We compute a vector embedding, quantize the first 64 dimensions, and hash the result. Semantically similar queries produce the same hash.
Firewall Architecture
The firewall runs before forwarding to upstream:
- Extract text from request body (messages, prompt, etc.)
- Compute embedding using local ONNX model (~1ms)

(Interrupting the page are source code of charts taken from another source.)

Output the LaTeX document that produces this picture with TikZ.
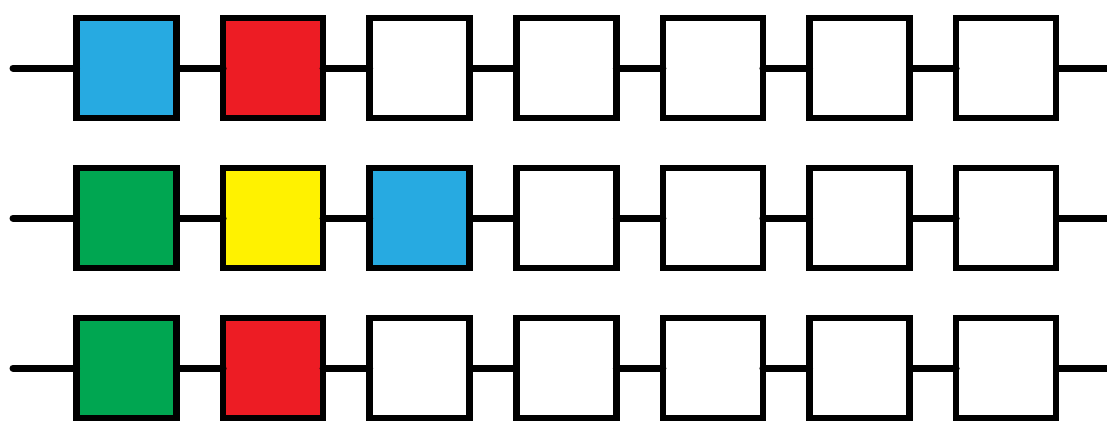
\documentclass[tikz,border=0pt]{standalone}
\definecolor{cblue}{HTML}{27AAE1}
\definecolor{cred}{HTML}{ED1C24}
\definecolor{cgreen}{HTML}{00A651}
\definecolor{cyellow}{HTML}{FFF200}
\begin{document}
\begin{tikzpicture}[x=1pt,y=-1pt,
  cell/.style={draw=black,line width=6.7pt,minimum width=100pt,minimum height=100pt,inner sep=0pt,outer sep=0pt},
  wire/.style={line width=7pt,line cap=round}]
\useasboundingbox (0,0) rectangle (1107,421);
\foreach \r/\cols in {0/{cblue,cred,white,white,white,white,white},1/{cgreen,cyellow,cblue,white,white,white,white},2/{cgreen,cred,white,white,white,white,white}}{
  \pgfmathsetmacro{\yy}{68+150*\r}
  \coordinate (L\r) at (13,\yy);
  \coordinate (R\r) at (1107,\yy);
  \foreach \c [count=\i from 0] in \cols {
    \node[cell,fill=\c] (n\r-\i) at ({126.5+146.6*\i},\yy) {};
  }
  \draw[wire] (L\r) -- (n\r-0.west);
  \foreach \i [evaluate=\i as \j using int(\i+1)] in {0,...,5}{
    \draw[wire] (n\r-\i.east) -- (n\r-\j.west);
  }
  \draw[wire,line cap=butt] (n\r-6.east) -- (R\r);
}
\end{tikzpicture}
\end{document}
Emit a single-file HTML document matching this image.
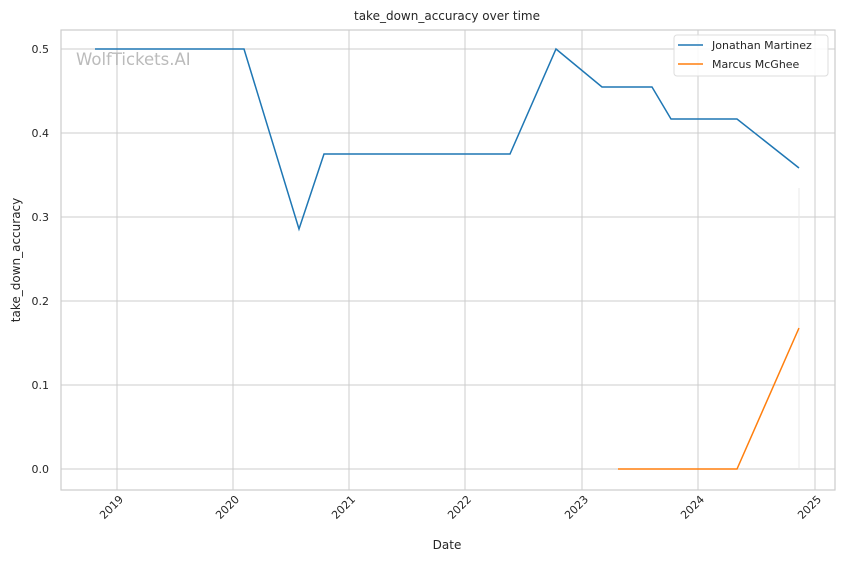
<!DOCTYPE html>
<html><head><meta charset="utf-8"><style>body{margin:0;background:#fff}svg{display:block}text{font-family:"DejaVu Sans","Liberation Sans",sans-serif;fill:#262626}</style></head><body>
<svg width="844" height="561" viewBox="0 0 844 561">
<rect width="844" height="561" fill="#fff"/>
<g stroke="#cccccc" stroke-width="1">
<line x1="61" x2="835" y1="49" y2="49"/><line x1="61" x2="835" y1="133" y2="133"/><line x1="61" x2="835" y1="217" y2="217"/><line x1="61" x2="835" y1="301" y2="301"/><line x1="61" x2="835" y1="385" y2="385"/><line x1="61" x2="835" y1="469" y2="469"/>
<line x1="117" x2="117" y1="30" y2="490"/><line x1="233" x2="233" y1="30" y2="490"/><line x1="349" x2="349" y1="30" y2="490"/><line x1="465" x2="465" y1="30" y2="490"/><line x1="582" x2="582" y1="30" y2="490"/><line x1="698" x2="698" y1="30" y2="490"/><line x1="815" x2="815" y1="30" y2="490"/>
</g>
<rect x="61" y="30" width="774" height="460" fill="none" stroke="#cccccc" stroke-width="1.2"/>
<line x1="799" x2="799" y1="188" y2="469" stroke="#e8e8e8" stroke-width="1"/>
<text x="76" y="65" font-size="16.5" style="fill:#bbbbbb">WolfTickets.AI</text>
<polyline fill="none" stroke="#1f77b4" stroke-width="1.5" points="95,49 244,49 299,229 324,154 510,154 556,49 602,87 652,87 671,119 737,119 799,168"/>
<polyline fill="none" stroke="#ff7f0e" stroke-width="1.5" points="618,469 737,469 799,328"/>
<g font-size="11" text-anchor="end">
<text x="49" y="53">0.5</text><text x="49" y="137">0.4</text><text x="49" y="221">0.3</text><text x="49" y="305">0.2</text><text x="49" y="389">0.1</text><text x="49" y="473">0.0</text>
</g>
<g font-size="11" text-anchor="end">
<text transform="translate(124,500) rotate(-45)">2019</text>
<text transform="translate(240,500) rotate(-45)">2020</text>
<text transform="translate(356,500) rotate(-45)">2021</text>
<text transform="translate(472,500) rotate(-45)">2022</text>
<text transform="translate(589,500) rotate(-45)">2023</text>
<text transform="translate(705,500) rotate(-45)">2024</text>
<text transform="translate(822,500) rotate(-45)">2025</text>
</g>
<text x="447" y="549" font-size="12" text-anchor="middle">Date</text>
<text transform="translate(20,260) rotate(-90)" font-size="12" text-anchor="middle">take_down_accuracy</text>
<text x="447" y="20" font-size="12" text-anchor="middle">take_down_accuracy over time</text>
<rect x="674" y="35" width="154" height="41" rx="3" fill="#fff" fill-opacity="0.85" stroke="#dddddd"/>
<line x1="678" x2="703" y1="45" y2="45" stroke="#1f77b4" stroke-width="1.5"/>
<text x="712" y="49" font-size="11">Jonathan Martinez</text>
<line x1="678" x2="703" y1="64" y2="64" stroke="#ff7f0e" stroke-width="1.5"/>
<text x="712" y="68" font-size="11">Marcus McGhee</text>
</svg>
</body></html>
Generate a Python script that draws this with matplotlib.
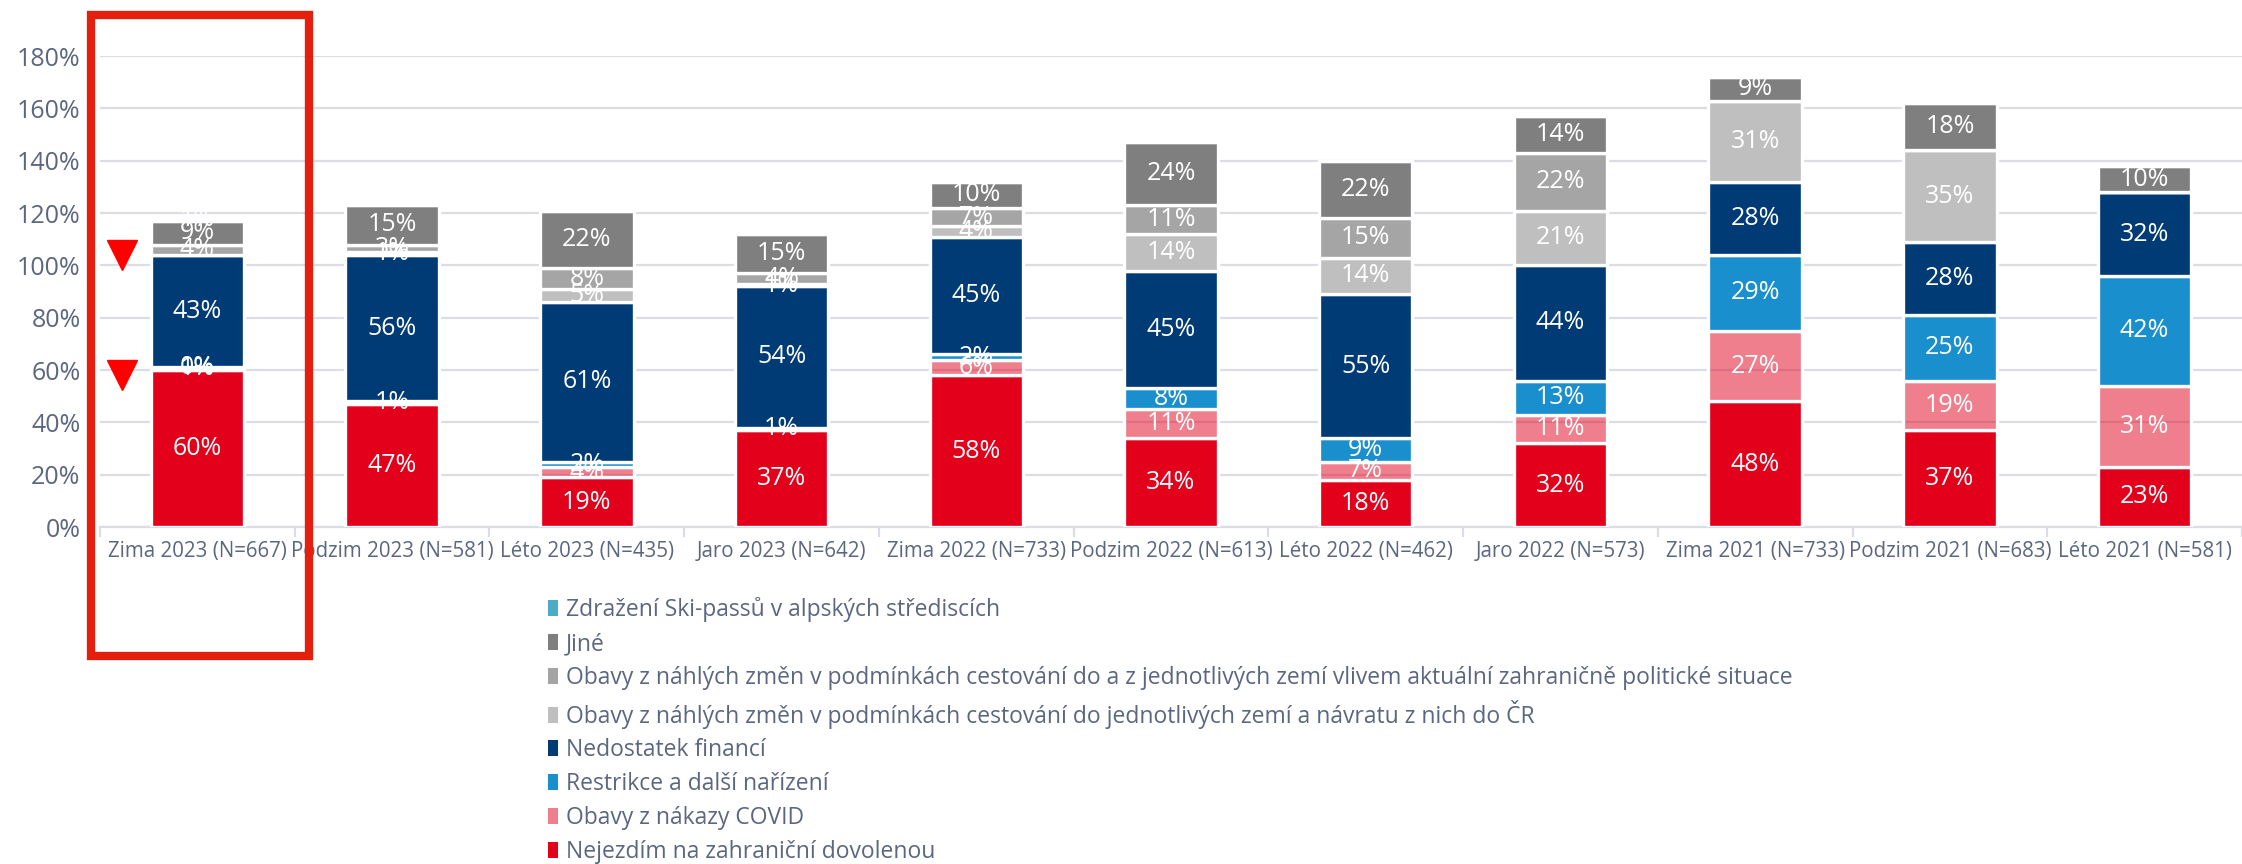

- Compare against threat patterns via cosine similarity
- Block/warn/log based on configured thresholds
// Simplified firewall check
if cosine_similarity(request_embedding, pattern_embedding) > 0.85 {
return Err(BlockedByFirewall);
}
For streaming responses, we also monitor the output and can terminate mid-stream if the AI starts generating policy-violating content.
Evidence Pipeline
All requests are logged asynchronously:
Request → MPSC Channel → Background Worker → PostgreSQL
│
└── Non-blocking, ~10,000 buffer
Evidence is never on the critical path. Your requests don’t wait for logging.
Tech Stack
| Component | Technology |
|---|
| Language | Rust 1.75+ |
| Web framework | Axum 0.7 |
| Async runtime | Tokio |
| Database | PostgreSQL + pgvector |
| Cache | Redis + in-memory LRU |
| Embeddings | ONNX Runtime |
| Deployment | Docker / Kubernetes |
Resilience
- Rate limiting: Per API key, configurable
- Circuit breakers: Automatic failover on upstream errors
- Connection pooling: Efficient database/Redis connections
- Graceful shutdown: In-flight requests complete
Raptor is designed to be invisible. If we add latency you notice, that’s a bug.